皆さんは江戸中期の米沢藩の藩主、上杉鷹山をご存じでしょうか。財政赤字でボロボロだった米沢藩をさまざまな改革で立て直したリーダーです。その上杉鷹山が語ったフレーズ「なせば成る…」は、現在の私たちの資産形成にも有益な、示唆に富んだ言葉なのです。本記事では、一般社団法人日本つみたて投資協会代表理事の太田創氏が、資産形成のヒントを紹介します。

資産形成で重要なのは「純資産がプラス」であること

“なせば成る なさねば成らぬ 何事も 成らぬは人の なさぬなりけり”

 

この言葉を残したのは、江戸時代の米沢藩(現在の山形県)藩主・上杉鷹山(うえすぎ ようざん)です。鷹山が藩主に就いたとき、米沢藩の財政は借金だらけでボロボロでした。しかしその後、財政再建のため倹約に徹し、借金を完済したと伝えられています。

 

今回のタイトルにもある「なせば成る」は、いささか精神論的なフレーズですが、この表現は日常的によく使われます。そして「なせば成る」以降に続く「なさねば成らぬ 何事も 成らぬは人の なさぬなりけり」とは、「物事が成就しないのは当事者が何もしないから」という意味であり、つまりは「やる気になれば何でもできるのだ」と訴えているのです。

 

さて、資産形成において重要なことは「純資産がプラスである」ということです。

 

純資産は資産額から負債額を引いたもの。これがプラスなら資産超過、マイナスなら債務超過です。

 

もっとも、資産はすぐ現金化できる資産か否かでその質は変わってきます。将来的に現金化できるものであれば、固定資産が多くても問題ありません。個人の場合、自宅を保有していれば不動産の資産評価額が高いはずなので、現預金等の流動性資産が少なくても給与を含むキャッシュフローがプラスで確保されていれば、まずは健全な家計といえるでしょう。

 

再建成功の秘訣は「倹約」にあり。
米沢藩の財政を再建。

 

当たり前のことを指摘していますが、家計もちょっと油断すると債務超過になる可能性があるのです。
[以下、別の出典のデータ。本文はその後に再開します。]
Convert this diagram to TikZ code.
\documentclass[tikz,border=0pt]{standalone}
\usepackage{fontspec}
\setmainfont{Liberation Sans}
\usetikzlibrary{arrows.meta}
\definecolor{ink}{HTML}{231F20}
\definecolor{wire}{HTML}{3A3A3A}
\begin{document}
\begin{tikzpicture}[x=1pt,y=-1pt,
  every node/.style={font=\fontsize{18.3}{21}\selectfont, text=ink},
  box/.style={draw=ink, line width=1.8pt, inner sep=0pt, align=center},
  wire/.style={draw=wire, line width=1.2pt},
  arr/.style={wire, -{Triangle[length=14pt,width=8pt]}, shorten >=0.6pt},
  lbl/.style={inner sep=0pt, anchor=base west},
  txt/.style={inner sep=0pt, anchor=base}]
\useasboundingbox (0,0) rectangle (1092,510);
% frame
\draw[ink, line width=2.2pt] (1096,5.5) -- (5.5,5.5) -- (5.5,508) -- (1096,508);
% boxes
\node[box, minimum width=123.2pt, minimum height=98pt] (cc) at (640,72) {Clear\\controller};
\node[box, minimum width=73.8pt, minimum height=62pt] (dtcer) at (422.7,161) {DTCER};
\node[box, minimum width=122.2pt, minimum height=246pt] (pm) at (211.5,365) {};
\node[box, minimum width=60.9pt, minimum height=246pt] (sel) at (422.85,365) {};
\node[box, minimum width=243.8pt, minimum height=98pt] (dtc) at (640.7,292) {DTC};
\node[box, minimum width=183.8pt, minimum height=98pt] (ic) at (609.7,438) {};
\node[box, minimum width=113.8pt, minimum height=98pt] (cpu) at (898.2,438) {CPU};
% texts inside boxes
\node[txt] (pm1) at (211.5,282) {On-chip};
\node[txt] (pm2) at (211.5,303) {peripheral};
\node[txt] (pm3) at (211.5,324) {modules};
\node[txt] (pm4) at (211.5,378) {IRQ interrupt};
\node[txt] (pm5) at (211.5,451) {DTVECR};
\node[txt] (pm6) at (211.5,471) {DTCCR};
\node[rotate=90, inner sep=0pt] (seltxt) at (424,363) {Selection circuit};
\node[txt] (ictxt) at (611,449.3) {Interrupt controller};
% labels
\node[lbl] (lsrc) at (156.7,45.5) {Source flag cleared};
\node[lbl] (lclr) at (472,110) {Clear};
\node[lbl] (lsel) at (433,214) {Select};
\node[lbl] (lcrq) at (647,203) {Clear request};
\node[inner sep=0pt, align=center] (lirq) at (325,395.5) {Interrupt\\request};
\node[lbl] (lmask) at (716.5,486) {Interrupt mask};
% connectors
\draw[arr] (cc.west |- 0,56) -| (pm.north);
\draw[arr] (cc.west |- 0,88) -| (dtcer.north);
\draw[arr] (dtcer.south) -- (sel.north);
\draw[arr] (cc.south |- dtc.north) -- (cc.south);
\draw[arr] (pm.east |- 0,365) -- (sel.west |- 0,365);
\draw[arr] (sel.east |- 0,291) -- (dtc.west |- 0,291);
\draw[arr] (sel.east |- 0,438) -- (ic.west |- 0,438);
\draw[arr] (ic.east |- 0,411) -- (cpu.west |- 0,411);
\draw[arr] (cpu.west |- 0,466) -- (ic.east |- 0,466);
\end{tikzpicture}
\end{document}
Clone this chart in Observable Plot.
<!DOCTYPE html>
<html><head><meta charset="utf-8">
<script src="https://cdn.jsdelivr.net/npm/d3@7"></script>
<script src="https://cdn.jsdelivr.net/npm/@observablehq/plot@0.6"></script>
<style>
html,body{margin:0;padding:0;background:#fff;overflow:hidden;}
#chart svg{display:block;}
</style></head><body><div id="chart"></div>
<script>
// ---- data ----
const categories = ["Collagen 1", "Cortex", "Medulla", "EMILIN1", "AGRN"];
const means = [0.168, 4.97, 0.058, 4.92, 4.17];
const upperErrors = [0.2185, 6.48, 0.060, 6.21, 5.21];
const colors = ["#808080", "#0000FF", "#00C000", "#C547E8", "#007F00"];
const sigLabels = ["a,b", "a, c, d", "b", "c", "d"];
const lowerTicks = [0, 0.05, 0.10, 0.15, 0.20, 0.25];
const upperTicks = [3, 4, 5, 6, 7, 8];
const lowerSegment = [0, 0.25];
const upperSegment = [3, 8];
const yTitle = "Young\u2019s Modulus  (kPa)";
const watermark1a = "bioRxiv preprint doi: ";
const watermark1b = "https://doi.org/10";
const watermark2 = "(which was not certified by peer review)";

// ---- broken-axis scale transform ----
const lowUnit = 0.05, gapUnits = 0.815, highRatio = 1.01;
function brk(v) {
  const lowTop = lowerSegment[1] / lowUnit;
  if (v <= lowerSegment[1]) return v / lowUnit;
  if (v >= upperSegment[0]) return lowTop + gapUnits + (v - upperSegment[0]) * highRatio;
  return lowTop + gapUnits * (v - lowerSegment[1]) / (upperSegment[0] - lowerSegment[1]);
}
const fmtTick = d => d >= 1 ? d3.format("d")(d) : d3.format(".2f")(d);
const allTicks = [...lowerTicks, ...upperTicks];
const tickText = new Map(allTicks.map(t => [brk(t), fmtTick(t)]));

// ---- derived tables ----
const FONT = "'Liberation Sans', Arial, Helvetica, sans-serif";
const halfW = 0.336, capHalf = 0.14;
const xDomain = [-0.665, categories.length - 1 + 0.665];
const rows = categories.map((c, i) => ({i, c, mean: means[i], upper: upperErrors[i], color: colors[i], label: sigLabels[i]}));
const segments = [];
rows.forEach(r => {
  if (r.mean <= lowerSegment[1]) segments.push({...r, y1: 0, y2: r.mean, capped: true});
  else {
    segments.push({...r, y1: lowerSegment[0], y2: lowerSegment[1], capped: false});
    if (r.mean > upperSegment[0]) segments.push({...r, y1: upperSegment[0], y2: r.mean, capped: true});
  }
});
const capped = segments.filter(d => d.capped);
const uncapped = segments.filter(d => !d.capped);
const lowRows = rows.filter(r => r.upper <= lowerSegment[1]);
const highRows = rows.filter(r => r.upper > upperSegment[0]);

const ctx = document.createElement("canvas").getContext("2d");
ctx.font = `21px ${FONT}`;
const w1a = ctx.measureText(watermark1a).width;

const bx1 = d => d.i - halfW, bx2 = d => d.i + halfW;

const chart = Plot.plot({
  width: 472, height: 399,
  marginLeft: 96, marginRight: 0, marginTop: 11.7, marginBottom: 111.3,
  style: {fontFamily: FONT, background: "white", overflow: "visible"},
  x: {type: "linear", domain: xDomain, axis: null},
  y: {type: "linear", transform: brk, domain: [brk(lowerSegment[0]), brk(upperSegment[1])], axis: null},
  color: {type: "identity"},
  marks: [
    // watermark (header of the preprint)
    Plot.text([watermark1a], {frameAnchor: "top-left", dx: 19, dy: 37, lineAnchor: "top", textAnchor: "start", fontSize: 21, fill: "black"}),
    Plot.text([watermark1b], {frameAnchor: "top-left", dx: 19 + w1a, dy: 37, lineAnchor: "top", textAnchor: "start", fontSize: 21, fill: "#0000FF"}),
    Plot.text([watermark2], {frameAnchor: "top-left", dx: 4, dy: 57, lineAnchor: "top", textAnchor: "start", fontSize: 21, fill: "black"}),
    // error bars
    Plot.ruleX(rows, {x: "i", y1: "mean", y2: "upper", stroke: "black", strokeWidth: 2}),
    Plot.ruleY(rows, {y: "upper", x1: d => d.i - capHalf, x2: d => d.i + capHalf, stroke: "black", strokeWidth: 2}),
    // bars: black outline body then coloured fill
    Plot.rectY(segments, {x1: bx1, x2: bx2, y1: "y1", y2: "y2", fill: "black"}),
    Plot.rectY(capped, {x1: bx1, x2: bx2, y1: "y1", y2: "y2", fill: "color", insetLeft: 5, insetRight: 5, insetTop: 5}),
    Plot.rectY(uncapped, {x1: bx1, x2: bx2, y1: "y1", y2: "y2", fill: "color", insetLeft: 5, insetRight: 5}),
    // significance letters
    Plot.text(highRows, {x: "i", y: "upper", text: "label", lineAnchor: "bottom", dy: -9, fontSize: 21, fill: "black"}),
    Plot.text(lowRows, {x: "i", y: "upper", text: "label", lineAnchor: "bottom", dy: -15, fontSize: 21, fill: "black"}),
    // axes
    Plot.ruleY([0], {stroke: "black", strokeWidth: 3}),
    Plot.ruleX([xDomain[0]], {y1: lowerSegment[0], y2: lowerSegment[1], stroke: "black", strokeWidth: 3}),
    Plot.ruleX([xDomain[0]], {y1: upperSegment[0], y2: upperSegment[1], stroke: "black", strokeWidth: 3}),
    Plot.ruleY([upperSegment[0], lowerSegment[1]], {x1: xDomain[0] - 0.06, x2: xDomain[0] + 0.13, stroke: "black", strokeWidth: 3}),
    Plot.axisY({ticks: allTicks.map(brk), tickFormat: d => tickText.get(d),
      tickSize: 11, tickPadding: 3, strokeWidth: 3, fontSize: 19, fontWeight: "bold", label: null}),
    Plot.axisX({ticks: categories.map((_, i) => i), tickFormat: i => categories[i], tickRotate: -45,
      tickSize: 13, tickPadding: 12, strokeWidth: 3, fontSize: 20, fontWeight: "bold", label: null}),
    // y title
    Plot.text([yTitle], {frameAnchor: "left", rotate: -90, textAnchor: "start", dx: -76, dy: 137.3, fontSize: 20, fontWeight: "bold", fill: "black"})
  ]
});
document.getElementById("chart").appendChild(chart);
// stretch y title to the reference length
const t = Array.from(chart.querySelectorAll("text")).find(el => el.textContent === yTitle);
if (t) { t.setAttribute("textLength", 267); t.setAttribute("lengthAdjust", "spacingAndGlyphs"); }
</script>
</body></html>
それは、米沢藩も陥った「借り入れスパイラル」です。借り入れができるのは信用力があるからで、信用力の背景は有形無形の資産です。

 

有形資産は現金、動産・不動産といったところ。無形資産は売掛金、ブランド(のれん)、将来性といったところでしょうか。当初、米沢藩はこれらの資産が莫大であったため、借金を繰り返し、贅沢放蕩を尽くしあえなく債務超過に陥り、廃藩の危機に直面したのです。

 

もっとも、借金の場合は金利だけ複利で払っていくわけではなく、元本も返済していきますから、返済計画通り返済が進めば借金はゼロにはなります。しかし元本が残っている間は利息の支払い(資金流出)が続くので、計画的に返したほうがよいのは言うまでもありません。

黒字体質の維持を…無担保ローンやリボ払いは避けよう

これを一般家計に当てはめてみましょう。

 

健全に資産形成を図っていくためには、まず家計は黒字でないとなりません。つまり、キャッシュフローで考えれば、「入金-出金=プラス(黒字)」を維持するのです。これがマイナス(赤字)の場合は貯蓄を取り崩すか、借金をして赤字を埋めるかしかありません。貯蓄がない場合は借金でしか対応できないという厳しい状況になります。

 

加えて、米沢藩のように有形無形の信用力がある場合はまだいいですが、信用力が低い人も利用できる無担保個人ローンは基本的に高利です。いったん借りると借金スパイラルに陥るので、借金の前に家計のリストラが必要です。

 

加えて、過度な借金をしないのは当然として、日常生活においてもクレジットカードのリボルビング払いなどにはしないようにしてください。リボルビング払い金利は年利15%にもなりますから、文字通り借金が雪だるま式に増えていきます。

 

[図表]年利5%での複利運用と複利借り入れの差

 

つまり、個人が資産形成していくには“なせば成る”の精神で黒字体質を作ることが重要なのです。資産形成を考えている方が赤字体質であるはずはないですが、若い頃からコツコツと黒字を累積している家計ならば、 “老後資金2000万円“問題などありはしないのです。